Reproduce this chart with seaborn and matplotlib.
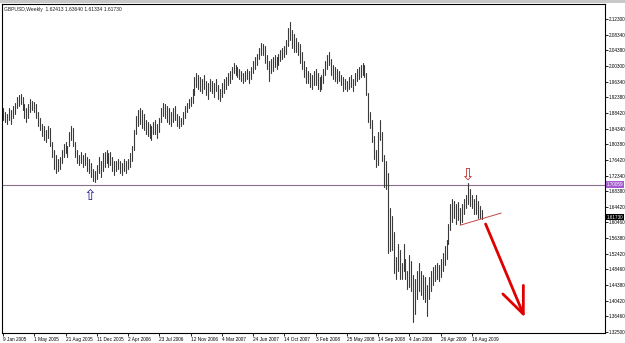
import numpy as np
import pandas as pd
import matplotlib
matplotlib.use("Agg")
import matplotlib.pyplot as plt
import seaborn as sns

# ---- data (weekly GBPUSD bars) ----
highs = [
    1.895, 1.885, 1.880, 1.895, 1.890, 1.900, 1.910, 1.925, 1.930, 1.932,
    1.925, 1.905, 1.895, 1.905, 1.920, 1.915, 1.912, 1.905, 1.885, 1.870,
    1.855, 1.850, 1.840, 1.850, 1.845, 1.810, 1.790, 1.775, 1.765, 1.770,
    1.790, 1.805, 1.810, 1.800, 1.835, 1.850, 1.845, 1.810, 1.790, 1.775,
    1.785, 1.775, 1.780, 1.770, 1.765, 1.755, 1.740, 1.735, 1.750, 1.770,
    1.760, 1.780, 1.785, 1.790, 1.780, 1.785, 1.770, 1.760, 1.760, 1.765,
    1.760, 1.755, 1.765, 1.760, 1.765, 1.780, 1.800, 1.840, 1.875, 1.890,
    1.895, 1.890, 1.880, 1.865, 1.860, 1.855, 1.850, 1.860, 1.865, 1.855,
    1.870, 1.895, 1.910, 1.905, 1.900, 1.895, 1.885, 1.895, 1.900, 1.880,
    1.875, 1.870, 1.885, 1.900, 1.910, 1.920, 1.925, 1.945, 1.975, 1.985,
    1.980, 1.975, 1.970, 1.980, 1.965, 1.960, 1.970, 1.965, 1.960, 1.970,
    1.955, 1.945, 1.960, 1.970, 1.975, 1.985, 1.990, 2.000, 2.010, 2.005,
    2.000, 1.995, 1.990, 1.985, 1.990, 1.995, 1.990, 2.000, 2.015, 2.025,
    2.035, 2.050, 2.062, 2.060, 2.055, 2.030, 2.015, 2.020, 2.025, 2.030,
    2.025, 2.035, 2.045, 2.050, 2.055, 2.070, 2.100, 2.116, 2.095, 2.085,
    2.075, 2.065, 2.060, 2.040, 2.015, 2.000, 1.990, 1.985, 1.980, 1.990,
    1.995, 1.985, 1.975, 1.980, 1.995, 2.015, 2.030, 2.040, 2.020, 2.005,
    2.000, 1.995, 1.990, 1.980, 1.975, 1.970, 1.965, 1.975, 1.980, 1.970,
    1.985, 1.995, 2.000, 2.005, 2.010, 2.005, 1.985, 1.935, 1.885, 1.865,
    1.825, 1.790, 1.835, 1.865, 1.835, 1.775, 1.760, 1.730, 1.640, 1.620,
    1.580, 1.515, 1.550, 1.535, 1.500, 1.550, 1.510, 1.480, 1.520, 1.505,
    1.470, 1.460, 1.480, 1.500, 1.480, 1.470, 1.465, 1.445, 1.465, 1.480,
    1.490, 1.495, 1.500, 1.495, 1.510, 1.525, 1.545, 1.560, 1.600, 1.650,
    1.665, 1.660, 1.650, 1.655, 1.640, 1.650, 1.665, 1.675, 1.704, 1.690,
    1.675, 1.665, 1.675, 1.660, 1.645, 1.6364,
]
lows = [
    1.865, 1.860, 1.855, 1.865, 1.855, 1.870, 1.880, 1.895, 1.900, 1.905,
    1.890, 1.870, 1.860, 1.870, 1.885, 1.890, 1.885, 1.870, 1.850, 1.840,
    1.825, 1.815, 1.810, 1.820, 1.800, 1.770, 1.740, 1.730, 1.735, 1.740,
    1.755, 1.770, 1.780, 1.770, 1.800, 1.815, 1.800, 1.770, 1.755, 1.750,
    1.755, 1.745, 1.750, 1.735, 1.730, 1.720, 1.710, 1.708, 1.715, 1.730,
    1.720, 1.735, 1.745, 1.755, 1.745, 1.750, 1.735, 1.725, 1.735, 1.740,
    1.730, 1.725, 1.735, 1.730, 1.740, 1.745, 1.760, 1.790, 1.830, 1.850,
    1.855, 1.845, 1.840, 1.830, 1.825, 1.820, 1.815, 1.830, 1.830, 1.820,
    1.835, 1.860, 1.875, 1.870, 1.860, 1.855, 1.850, 1.860, 1.865, 1.850,
    1.845, 1.850, 1.855, 1.870, 1.885, 1.895, 1.900, 1.910, 1.930, 1.950,
    1.945, 1.940, 1.935, 1.945, 1.930, 1.920, 1.940, 1.935, 1.925, 1.940,
    1.920, 1.915, 1.925, 1.935, 1.945, 1.955, 1.960, 1.970, 1.985, 1.980,
    1.975, 1.970, 1.965, 1.960, 1.965, 1.970, 1.960, 1.970, 1.985, 1.995,
    2.005, 2.020, 2.030, 2.030, 2.010, 1.995, 1.965, 1.985, 1.990, 2.000,
    1.995, 2.005, 2.015, 2.020, 2.025, 2.035, 2.055, 2.070, 2.050, 2.040,
    2.040, 2.030, 2.010, 1.995, 1.975, 1.960, 1.960, 1.950, 1.945, 1.955,
    1.955, 1.945, 1.940, 1.945, 1.960, 1.980, 1.995, 2.005, 1.980, 1.970,
    1.965, 1.960, 1.965, 1.955, 1.940, 1.945, 1.940, 1.945, 1.950, 1.940,
    1.955, 1.965, 1.970, 1.975, 1.980, 1.975, 1.930, 1.860, 1.845, 1.810,
    1.765, 1.745, 1.750, 1.815, 1.760, 1.695, 1.690, 1.525, 1.530, 1.535,
    1.475, 1.460, 1.480, 1.460, 1.460, 1.480, 1.460, 1.435, 1.440, 1.430,
    1.350, 1.370, 1.410, 1.430, 1.420, 1.410, 1.400, 1.365, 1.410, 1.430,
    1.445, 1.455, 1.460, 1.455, 1.465, 1.480, 1.495, 1.510, 1.550, 1.585,
    1.605, 1.615, 1.600, 1.610, 1.600, 1.605, 1.625, 1.640, 1.650, 1.645,
    1.640, 1.625, 1.625, 1.615, 1.615, 1.6133,
]

date_labels = ["9 Jan 2005", "1 May 2005", "21 Aug 2005", "11 Dec 2005",
               "2 Apr 2006", "23 Jul 2006", "12 Nov 2006", "4 Mar 2007",
               "24 Jun 2007", "14 Oct 2007", "3 Feb 2008", "25 May 2008",
               "14 Sep 2008", "4 Jan 2009", "26 Apr 2009", "16 Aug 2009"]
date_tick_weeks = [0, 16, 32, 48, 64, 80, 96, 112, 128, 144, 160, 176,
                   192, 208, 224, 240]
price_ticks = [2.12300, 2.08340, 2.04380, 2.00300, 1.96340, 1.92380, 1.88420,
               1.84340, 1.80380, 1.76420, 1.72340, 1.68380, 1.64420, 1.60460,
               1.56380, 1.52420, 1.48460, 1.44380, 1.40420, 1.36460, 1.32500]
level_price = 1.70059
last_close = 1.61730
title_text = "GBPUSD,Weekly  1.62413 1.63640 1.61334 1.61730"

trend_weeks = [234, 255]
trend_prices = [1.597, 1.628]
big_arrow_start = (247.0, 1.600)
big_arrow_tip = (267.0, 1.362)
up_mark = (44.5, 1.672)
down_mark = (237.5, 1.727)

# ---- drawing ----
sns.set_theme(style="white")
plt.rcParams['font.family'] = ['Liberation Sans', 'DejaVu Sans']

fig = plt.figure(figsize=(6.25, 3.43), dpi=100)
fig.patch.set_facecolor("white")
ax = fig.add_axes([2 / 625, 10 / 343, 603 / 625, 329 / 343])
ax.set_facecolor("white")

weeks = np.arange(len(highs))
bars = pd.DataFrame({
    "week": np.repeat(weeks, 2),
    "price": np.column_stack([lows, highs]).ravel(),
})
sns.lineplot(data=bars, x="week", y="price", units="week", estimator=None,
             color="#3a3a3a", lw=0.8, ax=ax, legend=False)

ax.axhline(level_price, color="#8e6e8e", lw=0.8, zorder=1)
ax.plot(trend_weeks, trend_prices, color="#c04848", lw=0.7)

ax.text(up_mark[0], up_mark[1], "\u21e7", color="#1c1c8c", fontsize=11,
        ha="center", va="center", family=["DejaVu Sans"])
ax.text(down_mark[0], down_mark[1], "\u21e9", color="#c03030", fontsize=12,
        ha="center", va="center", family=["DejaVu Sans"])
ax.annotate("", xy=big_arrow_tip, xytext=big_arrow_start,
            arrowprops=dict(arrowstyle="->,head_length=1.9,head_width=0.8",
                            color="#e00000", lw=2.0, mutation_scale=10,
                            shrinkA=0, shrinkB=0))

ax.set_xlim(-0.5, 308.1)
ax.set_ylim(1.322, 2.1613)
ax.set_xlabel("")
ax.set_ylabel("")

ax.yaxis.tick_right()
ax.set_yticks(price_ticks)
ax.set_yticklabels([f"{p:.5f}" for p in price_ticks])
ax.set_xticks(date_tick_weeks)
ax.set_xticklabels(date_labels)
for lbl in ax.get_xticklabels():
    lbl.set_ha("left")
ax.tick_params(axis="y", which="both", right=True, left=False, length=2.0,
               width=0.6, direction="out", labelsize=3.3, pad=1.0,
               colors="black")
ax.tick_params(axis="x", which="both", bottom=True, length=2.0, width=0.6,
               direction="out", labelsize=3.4, pad=1, colors="black")
for s in ax.spines.values():
    s.set_color("black")
    s.set_linewidth(0.8)

trans = ax.get_yaxis_transform()
ax.text(1.003, level_price, f"{level_price:.5f}", transform=trans,
        fontsize=3.3, color="white", va="center", ha="left",
        bbox=dict(boxstyle="square,pad=0.15", fc="#a35ad0", ec="none"))
ax.text(1.003, last_close, f"{last_close:.5f}", transform=trans,
        fontsize=3.3, color="white", va="center", ha="left",
        bbox=dict(boxstyle="square,pad=0.15", fc="black", ec="none"))

ax.text(0.004, 0.99, title_text, transform=ax.transAxes, fontsize=3.6,
        va="top", ha="left", color="#202020")

fig.add_artist(plt.Rectangle((0, 1 - 3 / 343), 1, 3 / 343,
                             transform=fig.transFigure, color="#c8c8c8",
                             lw=0))

fig.savefig("out.png", dpi=100)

....................

Task instructions:
Exactly restate the lines from the beginning of the data through the line with "import seaborn as sns", and no others, keeping pictures out.

Final result:
Reproduce this chart with seaborn and matplotlib.
import numpy as np
import pandas as pd
import matplotlib
matplotlib.use("Agg")
import matplotlib.pyplot as plt
import seaborn as sns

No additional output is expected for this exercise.